Agencies will also have the ability to obtain a warrant to engage in surveillance that involves a trespass and at present would be unlawful. In that respect, the powers of enforcement agencies are expanded. Again, this is an issue the committee will no doubt wish to examine closely.
Other misunderstandings about the bill have also emerged in the public debate. A new power in the bill is a production order that will require those upon whom it is served to produce specified documents. It will be available for all agencies as an alternative to a search warrant. Some have regarded this as an intrusive and unwarranted power in the hands of regulatory agencies (although many of them actually already have such a power). In fact, the bill limits it to circumstances in which a search warrant for the investigation of criminal offending could be obtained. Because it is less intrusive than a search, it ensures that evidence can be gathered in the least intrusive manner possible.

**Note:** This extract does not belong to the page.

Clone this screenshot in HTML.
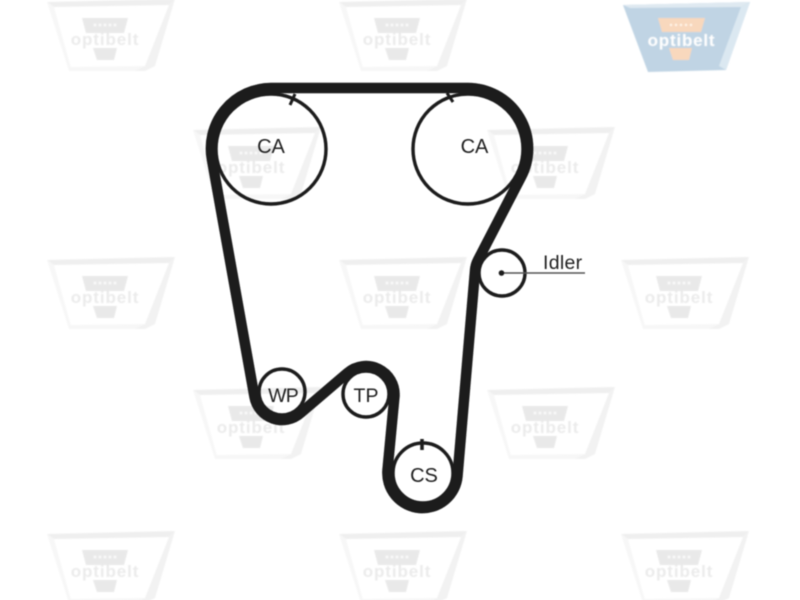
<!DOCTYPE html>
<html><head><meta charset="utf-8">
<style>html,body{margin:0;padding:0;background:#fff}svg{display:block}text{font-family:"Liberation Sans",sans-serif}</style>
</head><body>
<svg width="800" height="600" viewBox="0 0 800 600" xmlns="http://www.w3.org/2000/svg">
<defs>
<filter id="b" x="-5%" y="-5%" width="110%" height="110%"><feGaussianBlur stdDeviation="0.6"/></filter>
<filter id="w" x="-5%" y="-5%" width="110%" height="110%"><feGaussianBlur stdDeviation="0.8"/></filter>
<g id="m">
<polygon points="-1,2 127,-1 121,5 6,7" fill="#efefef"/>
<polygon points="127,-1 121,5 97,66 86,71 97,71 107,66" fill="#f2f2f2"/>
<polygon points="-1,2 6,7 23,68 21,71" fill="#f7f7f7"/>
<polygon points="21,71 86,71 97,66 23,67" fill="#f7f7f7"/>
<polygon points="34,18 80,18 76,33 38,33" fill="#e9e9e9"/>
<g fill="#fbfbfb"><circle cx="47" cy="25" r="1.4"/><circle cx="52" cy="25" r="1.4"/><circle cx="57" cy="25" r="1.4"/><circle cx="62" cy="25" r="1.4"/><circle cx="67" cy="25" r="1.4"/></g>
<polygon points="45,48 69,48 66,60 49,60" fill="#e9e9e9"/>
<text x="57" y="45" text-anchor="middle" font-size="17" font-weight="700" letter-spacing="0.9" fill="#ebebeb">optibelt</text>
</g>
</defs>
<rect width="800" height="600" fill="#fff"/>
<g filter="url(#w)">
<use href="#m" x="48" y="0"/><use href="#m" x="340" y="0"/>
<use href="#m" x="194" y="128"/><use href="#m" x="488" y="128"/>
<use href="#m" x="48" y="258"/><use href="#m" x="340" y="258"/><use href="#m" x="622" y="258"/>
<use href="#m" x="194" y="388"/><use href="#m" x="488" y="388"/>
<use href="#m" x="48" y="532"/><use href="#m" x="340" y="532"/><use href="#m" x="622" y="532"/>
<g transform="translate(622,0)">
<polygon points="1,5 128,2 104,70 26,72" fill="#c0d4e4"/>
<polygon points="1,5 128,2 119,7 8,8" fill="#dfe9f1"/>
<polygon points="128,2 119,7 97,66 104,70" fill="#dbe8f1"/>
<polygon points="36,18 83,18 79,32 40,32" fill="#f8d8bd"/>
<g fill="#fff6ec"><circle cx="49" cy="25" r="1.2"/><circle cx="54" cy="25" r="1.2"/><circle cx="59" cy="25" r="1.2"/><circle cx="64" cy="25" r="1.2"/><circle cx="69" cy="25" r="1.2"/></g>
<polygon points="47,48 70,48 67,60 51,60" fill="#f8d8bd"/>
<text x="59.5" y="46" text-anchor="middle" font-size="17" font-weight="700" letter-spacing="0.8" fill="#ffffff">optibelt</text>
</g>
</g>
<g filter="url(#b)">
<g fill="none" stroke="#1c1c1c" stroke-width="3.4">
<circle cx="271" cy="149" r="55"/>
<circle cx="468" cy="149" r="55"/>
<circle cx="502" cy="273" r="23"/>
<circle cx="282" cy="392" r="23"/>
<circle cx="366" cy="394" r="23"/>
<circle cx="423" cy="473" r="30"/>
</g>
<path d="M271 88 L468 88 A60.5 60.5 0 0 1 521 177 L478 260 A27 27 0 0 0 475 271 L457.5 476 A35 35 0 0 1 387.5 470 L394.5 396 A28.5 28.5 0 0 0 347.3 373.1 L300.7 412.9 A28 28 0 0 1 254.5 397 L212 160 A60.5 60.5 0 0 1 271 88 Z" fill="none" stroke="#1c1c1c" stroke-width="10.5" stroke-linejoin="round"/>
<g stroke="#1c1c1c" stroke-width="3" fill="none">
<line x1="290" y1="105" x2="295" y2="94"/>
<line x1="453" y1="102" x2="447" y2="93"/>
<line x1="422" y1="439" x2="422" y2="450" stroke-width="3.5"/>
<line x1="502" y1="273" x2="585" y2="273" stroke="#555" stroke-width="1.6"/>
</g>
<circle cx="501.5" cy="273" r="2.8" fill="#1c1c1c"/>
<g fill="#222">
<text x="271" y="153" text-anchor="middle" font-size="20">CA</text>
<text x="474.5" y="153" text-anchor="middle" font-size="20">CA</text>
<text x="283" y="402" text-anchor="middle" font-size="19.5" letter-spacing="-0.8">WP</text>
<text x="366" y="402" text-anchor="middle" font-size="19.5">TP</text>
<text x="424" y="482" text-anchor="middle" font-size="20">CS</text>
<text x="543" y="269" font-size="19.5" letter-spacing="0.3">Idler</text>
</g>
</g>
</svg>
</body></html>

The emphasis in the bill has been on achieving a balance between the needs of law enforcement and human rights. Search powers that encroach too far on human rights are unlikely to gain community support. Similarly, search powers that are too tightly controlled and prevent law enforcement officers from doing their job effectively will jeopardise community protection and bring human rights values into disrepute.
Many people have expressed surprise at the range of powers available to agencies other than police (such as the Pork Industry Board). The commission never reviewed all of these powers and the bill does not address them. They are in the existing law and in some instances have been there for many years. They would need to be reviewed on a case-by-case basis in order to test if they are still required.